BPE Tokenizer Analysis¶
Setup¶
- Custom tokenizer:
bpe.pyin this folder, trained withvocab_size=300 - Training corpus: three tiny in-domain sentences about
the cat/the rat - Production reference: OpenAI
o200k_baseviatiktoken
This is intentionally an unfair fight. That is the point. The custom tokenizer proves the algorithm works. The production tokenizer shows what good coverage looks like.
Comparison on 10 sentences¶
| Sentence | Custom BPE tokens | o200k_base tokens |
Ratio |
|---|---|---|---|
the cat sat |
2 | 3 | 0.67x |
ChatGPT-4o mini costs ₹0.15 per 1M input tokens. |
49 | 18 | 2.72x |
SKU-A17 ships in 2-3 days. |
25 | 11 | 2.27x |
getUserById_v2(user_id=42) |
26 | 11 | 2.36x |
नमस्ते दुनिया |
37 | 5 | 7.40x |
Mixed Hindi-English price ₹499 only today! |
43 | 9 | 4.78x |
email me at gaurav@example.com |
27 | 7 | 3.86x |
Version v2.1.0-beta released |
27 | 9 | 3.00x |
😀👍 works? |
15 | 4 | 3.75x |
Line one\nLine two\nLine three |
24 | 8 | 3.00x |
What this shows¶
- In-domain text compresses well.
the cat satbecomes 2 tokens because the toy corpus taught merges likethe catandsat. - Everything else fragments fast. Product names, code, prices, email addresses, emojis, and mixed-script text fall back toward raw bytes.
- Multilingual text is where the gap becomes brutal.
नमस्ते दुनियाbecomes 37 tokens in the toy tokenizer versus 5 in the production tokenizer.
Why production tokenizers win¶
- They are trained on massive, diverse corpora.
- They learn merges for common words, code patterns, punctuation habits, emojis, and multilingual byte sequences.
- They are tuned for deployment workloads, not one tiny local corpus.
Token cost takeaway¶
If your tokenizer turns one user string into 3x-7x more tokens, you pay for it everywhere:
- longer prompts,
- slower attention,
- higher memory use,
- worse batching,
- and earlier truncation.
Tokenizer mismatch risk¶
This is the practical lesson for AI engineering work:
- If you chunk documents with one tokenizer and serve with another, chunk budgets drift.

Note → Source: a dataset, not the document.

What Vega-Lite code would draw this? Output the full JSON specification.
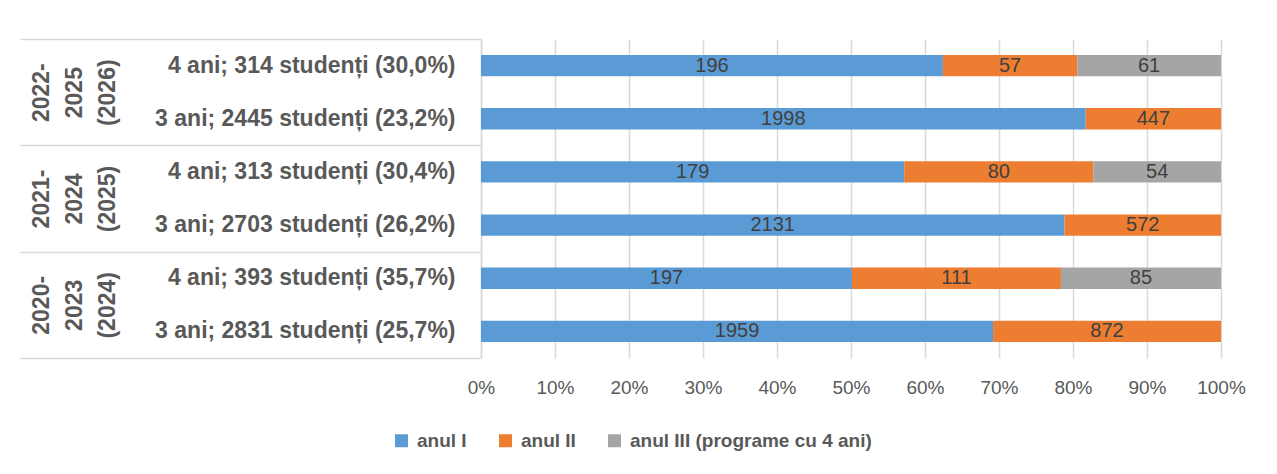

- If you estimate prompt cost with word counts instead of deployment-token counts, your latency math lies.
- If you evaluate only on in-domain English text, you miss failure modes on code, SKUs, prices, Hindi, and emoji-heavy chat.
Bottom line¶
The custom tokenizer is correct and lossless. But it is not production-grade because the training corpus is too small and too narrow. That gap is exactly why tokenizer choice affects cost, recall, and model behavior upstream of attention.